To teachers who may be struggling to address the topic through discussions in their classes, Siu encourages them to ask questions and listen: “I think that the Black at NCS account is…so important because it’s giving us a chance to listen…Black students have done the work to create a space…We’re lucky that we get to listen.” Siu also emphasized the importance of white faculty using their voices and taking action. “I do think that part of that work is listening, but the work can’t stop there…I think if you only listen, you sort of take yourself out of the equation,” she said. 

While many stories shared on the account concern interactions between students, a few posts point out racial insensitivity and racism in various NCS departments. On October 26th, an anonymous faculty member expressed dismay at the English Department’s plans to teach a book called Our Nig: Sketches from the Life of a Free Black by Harriet Wilson, who is believed to be the first published African American female author; the faculty member felt that the English Department failed to acknowledge the “pain and disappointment” Black students and teachers felt over this decision (the English Department ultimately decided against teaching the book). 

 Head of the English Department Dr. Sundman reflected on the post writing, “[I felt] profound sadness and a personal sense of devastation that an action of the department that I lead has hurt children about whom I care deeply.” When asked about how her department is reacting to the post Sundman noted, “In an effort to move forward in an intentional and healing manner, I have had dozens of conversations with colleagues, both in and outside of the department.”  

Sundman also discussed where the English department went wrong, writing, “Through curricular changes over the course of the last ten years, the English Department has endeavored to center the experiences of marginalized people; we continue to be reminded that the work of creating an anti-racist English curriculum is a long-term endeavor. In designing last year a new curriculum for ALT [American Literary Traditions], a revised curriculum intended to foreground diverse rather than historically marginalized voices, the task force (which was comprised of NCS and STA English teachers, department chairs, division heads) had hoped to actively advance NCS’s DEI initiatives. As a result of the conversations this fall, the department has learned that it is not enough to adopt anti-racist texts, but that we must also continually evaluate the effect and impact of teaching those anti-racist texts on our students of color in a primarily white institution. In other words, the context of the teaching matters as much as the content and history of the book.”  

Sundman also described continuing plans. “The department is engaged in conversations about several concrete, near-term initiatives, including: crafting an anti-racist language policy, implementing trigger warnings – especially for US electives –, and creating a taskforce to compile an annotated list for each grade level of texts by and about people of African descent that foreground joy and celebration rather than oppression and trauma,” she said. 

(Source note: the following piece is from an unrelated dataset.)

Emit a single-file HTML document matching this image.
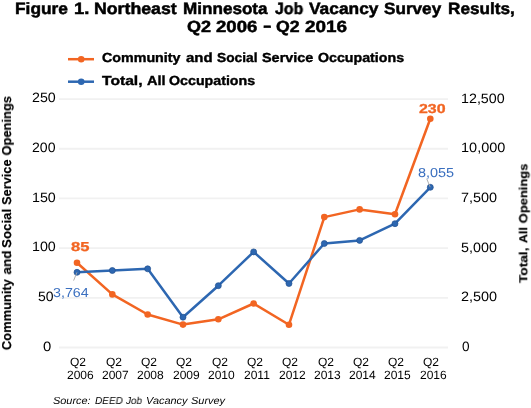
<!DOCTYPE html>
<html><head><meta charset="utf-8"><style>
html,body{margin:0;padding:0;background:#fff;}
body{width:531px;height:408px;position:relative;overflow:hidden;font-family:"Liberation Sans",sans-serif;color:#000;}
.t{position:absolute;white-space:nowrap;line-height:normal;transform-origin:0 0;text-rendering:geometricPrecision;will-change:transform;}
</style></head><body>
<svg width="531" height="408" style="position:absolute;left:0;top:0">
<line x1="59" x2="448" y1="99.07" y2="99.07" stroke="#F1F1F1" stroke-width="1.8"/>
<line x1="59" x2="448" y1="148.76" y2="148.76" stroke="#F1F1F1" stroke-width="1.8"/>
<line x1="59" x2="448" y1="198.44" y2="198.44" stroke="#F1F1F1" stroke-width="1.8"/>
<line x1="59" x2="448" y1="248.13" y2="248.13" stroke="#F1F1F1" stroke-width="1.8"/>
<line x1="59" x2="448" y1="297.81" y2="297.81" stroke="#F1F1F1" stroke-width="1.8"/>
<line x1="59" x2="448" y1="347.50" y2="347.50" stroke="#F1F1F1" stroke-width="1.8"/>
<polyline points="77.00,262.80 112.33,294.40 147.66,314.50 182.99,324.60 218.32,319.30 253.65,303.50 288.98,324.70 324.31,217.10 359.64,209.40 394.97,214.20 430.30,118.80" fill="none" stroke="#F26522" stroke-width="2.5" stroke-linejoin="round"/>
<circle cx="77.00" cy="262.80" r="3.3" fill="#F26522"/>
<circle cx="112.33" cy="294.40" r="3.3" fill="#F26522"/>
<circle cx="147.66" cy="314.50" r="3.3" fill="#F26522"/>
<circle cx="182.99" cy="324.60" r="3.3" fill="#F26522"/>
<circle cx="218.32" cy="319.30" r="3.3" fill="#F26522"/>
<circle cx="253.65" cy="303.50" r="3.3" fill="#F26522"/>
<circle cx="288.98" cy="324.70" r="3.3" fill="#F26522"/>
<circle cx="324.31" cy="217.10" r="3.3" fill="#F26522"/>
<circle cx="359.64" cy="209.40" r="3.3" fill="#F26522"/>
<circle cx="394.97" cy="214.20" r="3.3" fill="#F26522"/>
<circle cx="430.30" cy="118.80" r="3.3" fill="#F26522"/>
<polyline points="77.00,272.30 112.33,270.50 147.66,268.80 182.99,317.20 218.32,285.70 253.65,251.90 288.98,283.50 324.31,243.50 359.64,240.40 394.97,223.70 430.30,187.30" fill="none" stroke="#2D67B1" stroke-width="2.5" stroke-linejoin="round"/>
<circle cx="77.00" cy="272.30" r="3.0" fill="#2D67B1" stroke="#22508F" stroke-width="0.7"/>
<circle cx="112.33" cy="270.50" r="3.0" fill="#2D67B1" stroke="#22508F" stroke-width="0.7"/>
<circle cx="147.66" cy="268.80" r="3.0" fill="#2D67B1" stroke="#22508F" stroke-width="0.7"/>
<circle cx="182.99" cy="317.20" r="3.0" fill="#2D67B1" stroke="#22508F" stroke-width="0.7"/>
<circle cx="218.32" cy="285.70" r="3.0" fill="#2D67B1" stroke="#22508F" stroke-width="0.7"/>
<circle cx="253.65" cy="251.90" r="3.0" fill="#2D67B1" stroke="#22508F" stroke-width="0.7"/>
<circle cx="288.98" cy="283.50" r="3.0" fill="#2D67B1" stroke="#22508F" stroke-width="0.7"/>
<circle cx="324.31" cy="243.50" r="3.0" fill="#2D67B1" stroke="#22508F" stroke-width="0.7"/>
<circle cx="359.64" cy="240.40" r="3.0" fill="#2D67B1" stroke="#22508F" stroke-width="0.7"/>
<circle cx="394.97" cy="223.70" r="3.0" fill="#2D67B1" stroke="#22508F" stroke-width="0.7"/>
<circle cx="430.30" cy="187.30" r="3.0" fill="#2D67B1" stroke="#22508F" stroke-width="0.7"/>
<line x1="68" x2="94" y1="59.2" y2="59.2" stroke="#F26522" stroke-width="2.5"/>
<circle cx="81.2" cy="59.2" r="3.3" fill="#F26522"/>
<line x1="68" x2="94" y1="81.7" y2="81.7" stroke="#2D67B1" stroke-width="2.5"/>
<circle cx="81.2" cy="81.7" r="3.3" fill="#2D67B1"/>
<line x1="73.6" y1="280.6" x2="77.0" y2="272.3" stroke="#A6A6A6" stroke-width="0.9"/>
<line x1="426.7" y1="178.7" x2="430.2" y2="187.1" stroke="#A6A6A6" stroke-width="0.9"/>
</svg>
<div class="t" style="font-size:16.3px;font-weight:bold;-webkit-text-stroke:0.5px #000;left:14.64px;top:-0.40px;transform:scaleX(1.0632);">Figure</div>
<div class="t" style="font-size:16.3px;font-weight:bold;-webkit-text-stroke:0.5px #000;left:73.57px;top:-0.40px;transform:scaleX(1.1304);">1.</div>
<div class="t" style="font-size:16.3px;font-weight:bold;-webkit-text-stroke:0.5px #000;left:94.11px;top:-0.40px;transform:scaleX(1.0876);">Northeast</div>
<div class="t" style="font-size:16.3px;font-weight:bold;-webkit-text-stroke:0.5px #000;left:183.15px;top:-0.40px;transform:scaleX(1.0503);">Minnesota</div>
<div class="t" style="font-size:16.3px;font-weight:bold;-webkit-text-stroke:0.5px #000;left:274.76px;top:-0.40px;transform:scaleX(0.9750);">Job</div>
<div class="t" style="font-size:16.3px;font-weight:bold;-webkit-text-stroke:0.5px #000;left:308.73px;top:-0.40px;transform:scaleX(1.0656);">Vacancy</div>
<div class="t" style="font-size:16.3px;font-weight:bold;-webkit-text-stroke:0.5px #000;left:383.77px;top:-0.40px;transform:scaleX(1.0530);">Survey</div>
<div class="t" style="font-size:16.3px;font-weight:bold;-webkit-text-stroke:0.5px #000;left:447.75px;top:-0.40px;transform:scaleX(1.0531);">Results,</div>
<div class="t" style="font-size:16.3px;font-weight:bold;-webkit-text-stroke:0.5px #000;left:186.67px;top:17.60px;transform:scaleX(1.1062);">Q2</div>
<div class="t" style="font-size:16.3px;font-weight:bold;-webkit-text-stroke:0.5px #000;left:216.33px;top:17.60px;transform:scaleX(1.1404);">2006</div>
<div class="t" style="font-size:16.3px;font-weight:bold;-webkit-text-stroke:0.5px #000;left:262.84px;top:16.80px;transform:scaleX(1.5500);">-</div>
<div class="t" style="font-size:16.3px;font-weight:bold;-webkit-text-stroke:0.5px #000;left:275.59px;top:17.60px;transform:scaleX(1.0864);">Q2</div>
<div class="t" style="font-size:16.3px;font-weight:bold;-webkit-text-stroke:0.5px #000;left:304.62px;top:17.60px;transform:scaleX(1.1603);">2016</div>
<div class="t" style="font-size:13.1px;font-weight:bold;-webkit-text-stroke:0.4px #000;left:102.46px;top:50.20px;transform:scaleX(1.0895);">Community</div>
<div class="t" style="font-size:13.1px;font-weight:bold;-webkit-text-stroke:0.4px #000;left:186.03px;top:50.20px;transform:scaleX(1.1402);">and</div>
<div class="t" style="font-size:13.1px;font-weight:bold;-webkit-text-stroke:0.4px #000;left:217.08px;top:50.20px;transform:scaleX(1.0497);">Social</div>
<div class="t" style="font-size:13.1px;font-weight:bold;-webkit-text-stroke:0.4px #000;left:262.35px;top:50.20px;transform:scaleX(1.1016);">Service</div>
<div class="t" style="font-size:13.1px;font-weight:bold;-webkit-text-stroke:0.4px #000;left:318.46px;top:50.20px;transform:scaleX(1.0850);">Occupations</div>
<div class="t" style="font-size:13.1px;font-weight:bold;-webkit-text-stroke:0.4px #000;left:102.10px;top:72.90px;transform:scaleX(1.1939);">Total,</div>
<div class="t" style="font-size:13.1px;font-weight:bold;-webkit-text-stroke:0.4px #000;left:146.62px;top:72.90px;transform:scaleX(1.1097);">All</div>
<div class="t" style="font-size:13.1px;font-weight:bold;-webkit-text-stroke:0.4px #000;left:169.46px;top:72.90px;transform:scaleX(1.0863);">Occupations</div>
<div class="t" style="font-size:13.6px;left:32.12px;top:90.30px;transform:scaleX(1.0465);">250</div>
<div class="t" style="font-size:13.6px;left:32.12px;top:139.90px;transform:scaleX(1.0372);">200</div>
<div class="t" style="font-size:13.6px;left:31.85px;top:189.80px;transform:scaleX(1.0494);">150</div>
<div class="t" style="font-size:13.6px;left:31.85px;top:239.20px;transform:scaleX(1.0494);">100</div>
<div class="t" style="font-size:13.6px;left:38.29px;top:289.10px;transform:scaleX(1.0286);">50</div>
<div class="t" style="font-size:13.6px;left:43.45px;top:338.70px;transform:scaleX(1.0923);">0</div>
<div class="t" style="font-size:10.2px;font-style:italic;left:53.43px;top:396.10px;transform:scaleX(1.0725);">Source:</div>
<div class="t" style="font-size:10.2px;font-style:italic;left:94.95px;top:396.10px;transform:scaleX(0.9802);">DEED</div>
<div class="t" style="font-size:10.2px;font-style:italic;left:126.40px;top:396.10px;transform:scaleX(0.9723);">Job</div>
<div class="t" style="font-size:10.2px;font-style:italic;left:145.63px;top:396.10px;transform:scaleX(1.0737);">Vacancy</div>
<div class="t" style="font-size:10.2px;font-style:italic;left:190.63px;top:396.10px;transform:scaleX(1.0740);">Survey</div>
<div class="t" style="font-size:13.0px;font-weight:bold;-webkit-text-stroke:0.3px #F26522;color:#F26522;left:71.16px;top:239.10px;transform:scaleX(1.2741);">85</div>
<div class="t" style="font-size:13.0px;font-weight:bold;-webkit-text-stroke:0.3px #F26522;color:#F26522;left:419.29px;top:100.90px;transform:scaleX(1.2244);">230</div>
<div class="t" style="font-size:13.0px;color:#3A6FBF;left:53.45px;top:285.30px;transform:scaleX(1.0961);">3,764</div>
<div class="t" style="font-size:13.0px;color:#3A6FBF;left:417.74px;top:164.50px;transform:scaleX(1.1111);">8,055</div>
<div class="t" style="font-size:13.6px;left:460.95px;top:90.60px;transform:scaleX(1.0500);">12,500</div>
<div class="t" style="font-size:13.6px;left:460.93px;top:140.24px;transform:scaleX(1.0675);">10,000</div>
<div class="t" style="font-size:13.6px;left:461.20px;top:189.88px;transform:scaleX(1.0626);">7,500</div>
<div class="t" style="font-size:13.6px;left:461.47px;top:239.52px;transform:scaleX(1.0545);">5,000</div>
<div class="t" style="font-size:13.6px;left:461.20px;top:289.16px;transform:scaleX(1.0626);">2,500</div>
<div class="t" style="font-size:13.6px;left:461.51px;top:338.80px;transform:scaleX(0.9846);">0</div>
<div class="t" style="font-size:12.0px;left:70.40px;top:354.60px;">Q2</div>
<div class="t" style="font-size:12.0px;left:66.62px;top:367.50px;">2006</div>
<div class="t" style="font-size:12.0px;left:105.70px;top:354.60px;">Q2</div>
<div class="t" style="font-size:12.0px;left:102.05px;top:367.50px;">2007</div>
<div class="t" style="font-size:12.0px;left:141.00px;top:354.60px;">Q2</div>
<div class="t" style="font-size:12.0px;left:137.22px;top:367.50px;">2008</div>
<div class="t" style="font-size:12.0px;left:176.30px;top:354.60px;">Q2</div>
<div class="t" style="font-size:12.0px;left:172.65px;top:367.50px;">2009</div>
<div class="t" style="font-size:12.0px;left:211.60px;top:354.60px;">Q2</div>
<div class="t" style="font-size:12.0px;left:207.82px;top:367.50px;">2010</div>
<div class="t" style="font-size:12.0px;left:246.90px;top:354.60px;">Q2</div>
<div class="t" style="font-size:12.0px;left:243.62px;top:367.50px;">2011</div>
<div class="t" style="font-size:12.0px;left:282.20px;top:354.60px;">Q2</div>
<div class="t" style="font-size:12.0px;left:278.55px;top:367.50px;">2012</div>
<div class="t" style="font-size:12.0px;left:317.50px;top:354.60px;">Q2</div>
<div class="t" style="font-size:12.0px;left:313.72px;top:367.50px;">2013</div>
<div class="t" style="font-size:12.0px;left:352.80px;top:354.60px;">Q2</div>
<div class="t" style="font-size:12.0px;left:349.02px;top:367.50px;">2014</div>
<div class="t" style="font-size:12.0px;left:388.10px;top:354.60px;">Q2</div>
<div class="t" style="font-size:12.0px;left:384.32px;top:367.50px;">2015</div>
<div class="t" style="font-size:12.0px;left:423.40px;top:354.60px;">Q2</div>
<div class="t" style="font-size:12.0px;left:419.62px;top:367.50px;">2016</div>
<div class="t" style="font-size:12.8px;font-weight:bold;-webkit-text-stroke:0.15px #000;left:0;top:0;transform:translate(-1.00px,350.10px) rotate(-90deg) scaleX(1.0079);">Community</div>
<div class="t" style="font-size:12.8px;font-weight:bold;-webkit-text-stroke:0.15px #000;left:0;top:0;transform:translate(-1.00px,274.43px) rotate(-90deg) scaleX(1.0512);">and</div>
<div class="t" style="font-size:12.8px;font-weight:bold;-webkit-text-stroke:0.15px #000;left:0;top:0;transform:translate(-1.00px,247.92px) rotate(-90deg) scaleX(1.0372);">Social</div>
<div class="t" style="font-size:12.8px;font-weight:bold;-webkit-text-stroke:0.15px #000;left:0;top:0;transform:translate(-1.00px,204.90px) rotate(-90deg) scaleX(0.9978);">Service</div>
<div class="t" style="font-size:12.8px;font-weight:bold;-webkit-text-stroke:0.15px #000;left:0;top:0;transform:translate(-1.00px,155.50px) rotate(-90deg) scaleX(1.0069);">Openings</div>
<div class="t" style="font-size:11.7px;font-weight:bold;-webkit-text-stroke:0.15px #000;left:0;top:0;transform:translate(517.30px,283.09px) rotate(-90deg) scaleX(1.1726);">Total,</div>
<div class="t" style="font-size:11.7px;font-weight:bold;-webkit-text-stroke:0.15px #000;left:0;top:0;transform:translate(517.30px,243.07px) rotate(-90deg) scaleX(1.0714);">All</div>
<div class="t" style="font-size:11.7px;font-weight:bold;-webkit-text-stroke:0.15px #000;left:0;top:0;transform:translate(517.30px,223.25px) rotate(-90deg) scaleX(1.1038);">Openings</div>
</body></html>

Allison Pierce and Nia Brown, who are both part of BSU leadership this year, said they have been feeling energized by the account. According to Brown, the account is important because “it takes…our [Black students’] words and our truths in story form for them [non-Black people] to realize…what’s happening, because it’s so behind the scenes, because Black girls are so afraid to come forward.” 

Since the creation of the account, Brown has had a non-Black student reach out and apologize for an incident detailed on the account, and Pierce has similarly noticed the account’s “powerful impact for a lot of non-Black students.” She said she is sure non-Black students were cognizant of racist incidents at NCS, but she is not sure “they knew how deeply they [racist incidents] affected so many students” before the account was created. Both students said they are pleased with the school’s acknowledgment of the account and hope they will follow through with anti-racist measures. While Brown noted that racism is somewhat inherent to predominantly white spaces, she does think NCS can take concrete steps to improve the school, including providing bias training for desk staff and hiring more Black teachers.  

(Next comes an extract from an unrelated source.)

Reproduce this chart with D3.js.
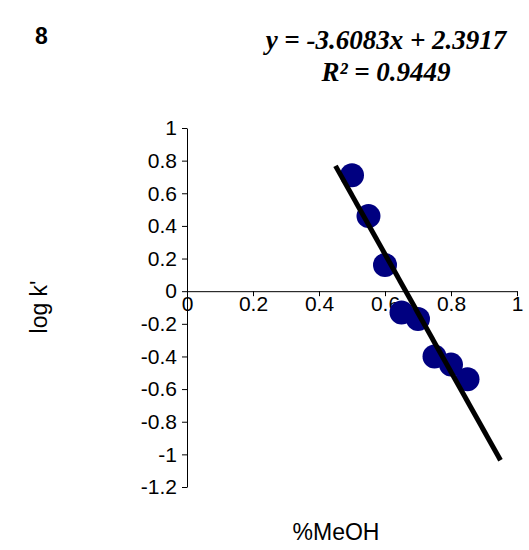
<!DOCTYPE html>
<html><head><meta charset="utf-8">
<script src="https://cdn.jsdelivr.net/npm/d3@7"></script>
<style>body{margin:0;background:#fff}</style></head>
<body><svg id="c" width="529" height="550"></svg>
<script>
const xVals = [0.5, 0.55, 0.6, 0.65, 0.7, 0.75, 0.8, 0.85];
const yVals = [0.71, 0.46, 0.16, -0.13, -0.17, -0.40, -0.45, -0.54];
const slope = -3.6083, intercept = 2.3917;
const fitRange = [0.45, 0.95];
const xTicks = [0, 0.2, 0.4, 0.6, 0.8, 1];
const yTicks = [1, 0.8, 0.6, 0.4, 0.2, 0, -0.2, -0.4, -0.6, -0.8, -1, -1.2];

const svg = d3.select("#c");
const x = d3.scaleLinear().domain([0, 1]).range([187, 517]);
const y = d3.scaleLinear().domain([-1.2, 1]).range([487, 128]);
const font = "Arial, 'Liberation Sans', sans-serif";
const fmt = d => String(+d.toFixed(1));

svg.append("g").attr("transform", `translate(0,${y(0)})`)
  .call(d3.axisBottom(x).tickValues(xTicks).tickFormat(fmt).tickSize(5).tickSizeOuter(0))
  .call(g => g.selectAll("text").style("font-size", "21px").style("font-family", font).attr("dy", "0.55em").attr("fill", "#000"))
  .call(g => g.selectAll("line,path").attr("stroke", "#000"));
svg.append("g").attr("transform", `translate(${x(0)},0)`)
  .call(d3.axisLeft(y).tickValues(yTicks).tickFormat(fmt).tickSize(5).tickSizeOuter(0))
  .call(g => g.selectAll("text").style("font-size", "21px").style("font-family", font).attr("fill", "#000").attr("dx", "-0.1em"))
  .call(g => g.selectAll("line,path").attr("stroke", "#000"));

svg.selectAll("circle").data(xVals).join("circle")
  .attr("cx", d => x(d)).attr("cy", (d, i) => y(yVals[i])).attr("r", 12)
  .attr("fill", "#000080");

svg.append("line")
  .attr("x1", x(fitRange[0])).attr("y1", y(slope * fitRange[0] + intercept))
  .attr("x2", x(fitRange[1])).attr("y2", y(slope * fitRange[1] + intercept))
  .attr("stroke", "#000").attr("stroke-width", 5);

svg.append("text").attr("x", 35).attr("y", 44).style("font-family", font)
  .attr("font-weight", "bold").style("font-size", "23px").text("8");
const eq = svg.append("g").style("font-family", "'Liberation Serif', 'Times New Roman', serif")
  .attr("font-weight", "bold").attr("font-style", "italic").style("font-size", "27px").attr("text-anchor", "middle");
eq.append("text").attr("x", 386).attr("y", 49).text("y = -3.6083x + 2.3917");
eq.append("text").attr("x", 386).attr("y", 81).text("R² = 0.9449");

svg.append("text").attr("transform", "translate(47,307) rotate(-90)").attr("text-anchor", "middle")
  .style("font-family", font).style("font-size", "23px").text("log k'");
svg.append("text").attr("x", 336).attr("y", 540).attr("text-anchor", "middle")
  .style("font-family", font).style("font-size", "23px").text("%MeOH");
</script></body></html>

Brown and Pierce feel that holding the school accountable for racism is important, but caution against only putting pressure on administrators for change. “Yes, the institution is [racist], but also the environment, and it’s… students that contribute to that environment,” said Brown. Brown called upon non-Black students to take action: “So when we say that we are a sisterhood, so when we say that we are a brotherhood,  [and] your Black peers…come out and say that they’re not a part of that, you have to actively make them a part of that.” 

Chanda Garfield, a mother to a Black senior at NCS, found out about the account from her daughter. As the mother of a Black daughter, Garfield said she knew smaller microaggressions were present at NCS, but she “was not fully aware to the extent of the testimonials in the account.” Garfield added that she is grateful that students and faculty have a place to share their stories but admitted, “It’s so heartbreaking… [to hear] all the stories that both students and faculty…put forth.” 

Some of tenets of the Episcopal church are that we are all children of God and we all deserve love, and so to the extent that NCS can stand on the tenets of Episcopal church, they have every duty… to implement immediate concrete action steps for the students”

— Chanda Garfield

Garfield said she was shocked by a post from an anonymous junior whose peers claimed she was admitted to NCS so the school could seem more diverse. “That was just so sad and disheartening because I know that so many generations before us fought for you all to attend these institutions, and a lot of parents are willing to pay the extra monies and do whatever is necessary so that their smart, independent, intelligent daughters…can attend these institutions and do great things in the world,” Garfield said. Fearful that the racist incidents detailed on the account are taking away from Black students’ education, she sent an email to head of school Sue Bosland demanding that school both listen to the students’ stories and take action. Garfield herself has been working on an anti-racist taskforce for the city of Chevy Chase and hopes the school will create a similar taskforce of faculty, alumni, and students to develop a plan moving forward. She said she believes the school should be held accountable for taking initiative. “Some of tenets of the Episcopal church are that we are all children of God and we all deserve love, and so to the extent that NCS can stand on the tenets of Episcopal church, they have every duty… to implement immediate concrete action steps for the students,” she said. 

On October 27th, Bosland addressed the account and its implications in an email sent to students and parents. “To the community members who are sharing their truths: We are listening. You belong here,” she wrote. She also acknowledged that listening is not a sufficient enough reaction to the account, including that NCS would be working with the Glasgow Group, a collective of consultants engaged in DEI work, to “examine our systems and programs through the lens of diversity, equity and inclusion.” 

Associate Head of School and Head of Upper School, Denise Brown-Allen, posted her own personal message to the Black at NCS Instagram account on October 30th. “Know that your pain has caused me great sorrow and regret,” she wrote. “Being here for you, representing you, and speaking up for you hasn’t been enough…Promises and apologies are no salve for the hurt here. I believe in you and our power to change these institutions.”